The federal government needs more cybersecurity workers, and it wants to look internally for them.
Of the 300,000 cybersecurity positions open in the U.S., about 13,000 are in the public sector, according to CyberSeek, a National Initiative for Cybersecurity Education online tool that collects employment data.
In the wide-ranging government reorganization plan released in June, the Trump administration emphasized that agencies should maximize the potential of the existing federal workforce to get more cybersecurity talent. “This includes efforts to reskill employees whose skills have become less relevant due to automation,” the report states.
The Office of Management and Budget, the Department of Homeland Security and the Office of Personnel Management were tasked with building “aptitude and skills assessments to identify and select” current government employees “who can be reskilled to fill critically-needed cybersecurity jobs.”
By reskilling the current workforce, the report says, “agencies will be able to quickly shift its workforce into the highest-priority vacancy gaps.” OMB and DHS are supposed to establish a job reskilling work plan by the first quarter of fiscal year 2019, which is the current quarter. OMB and DHS will then update the federal CIO Council on a quarterly basis on the implementation of the reskilling work plan.

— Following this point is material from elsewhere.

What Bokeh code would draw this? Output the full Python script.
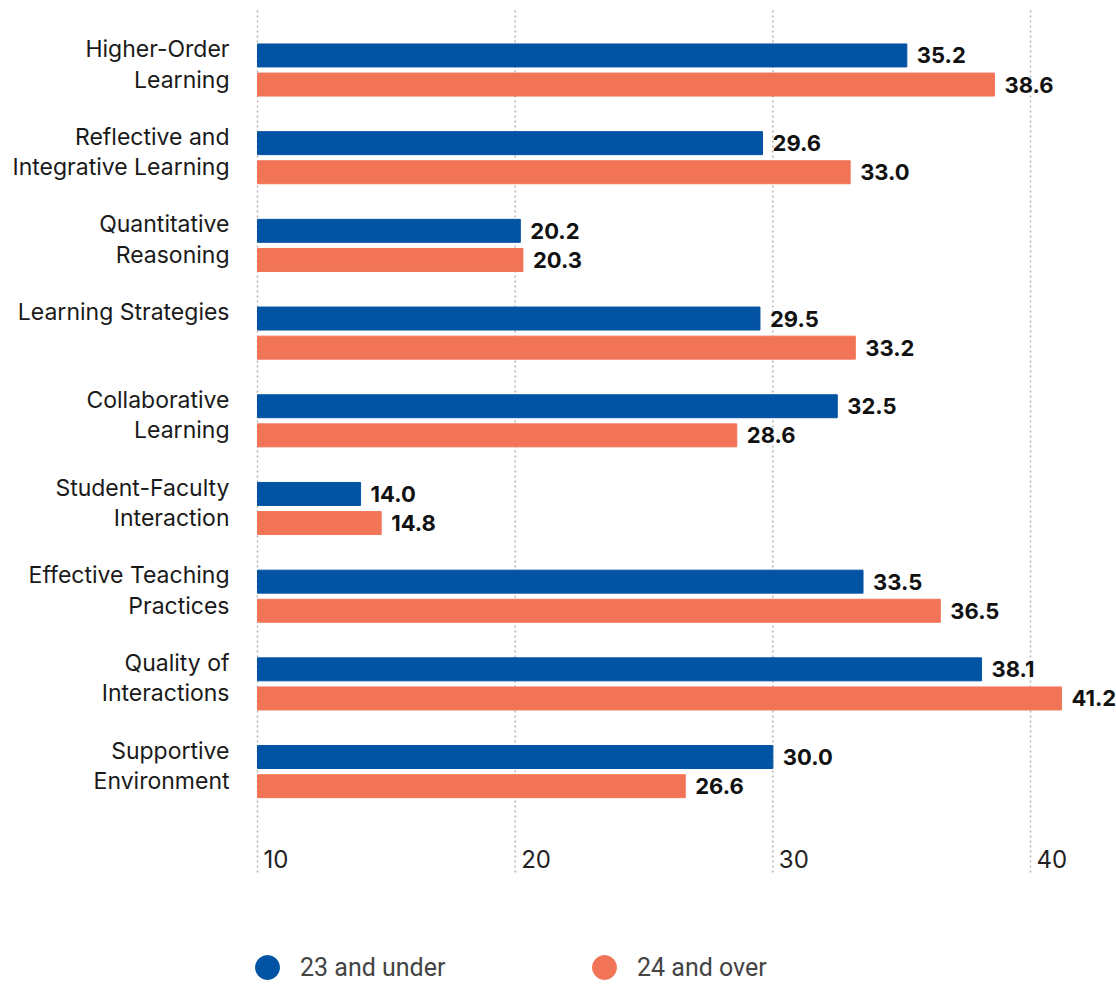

Where Do Federal Cybersecurity Reskilling Efforts Stand?
The relevant agencies are moving ahead on those plans, but it seems as though the reskilling initiative is going to be a long-term project.
Margaret Weichert, the deputy director for management at OMB as well as the new acting director of OPM, said earlier this month at the Imagine Nation ELC 2018 conference in Philadelphia, said OMB knows that “we need the people here in government, particularly the people who have the desire to be here,” according to FedScoop.
OMB wants to use initiatives like the proposed Government Effectiveness Advanced Research Center, a planned public-private partnership designed to spur actual IT modernization projects, to help the government determine how to give federal workers new skills. OMB expects to begin formally setting up GEAR in 2019.
“If I need data architects, data scientists and cyber experts, how do I get those?” Weichert said. “Well, private sector experience suggests that it’s always cheaper and more effective to train your own. Acquisition of new talent is expensive and risky.”
The government will need to forge better partnerships with academia and the private sector to help reskill employees, and Weichert said programs like GEAR can help by bringing in academics who can offer best practices and help test new ideas.
“We need greater scalability. We need more commercialization of the ability to get people new skills. So, we are looking for ideas,” she said, according to FedScoop. “Whether it’s online courses, whether it’s gamification, whether it’s video learning or other apprentice-type skill programs, we are looking for innovative ideas with proven evidence-based backing to say, ‘How do we reskill our population?’”
Congress may need to pass new legislation or regulatory changes may need to be made to jump-start the reskilling efforts, Weichert said. The government will also need to invest significantly in data management capabilities to boost the reskilling efforts, she said.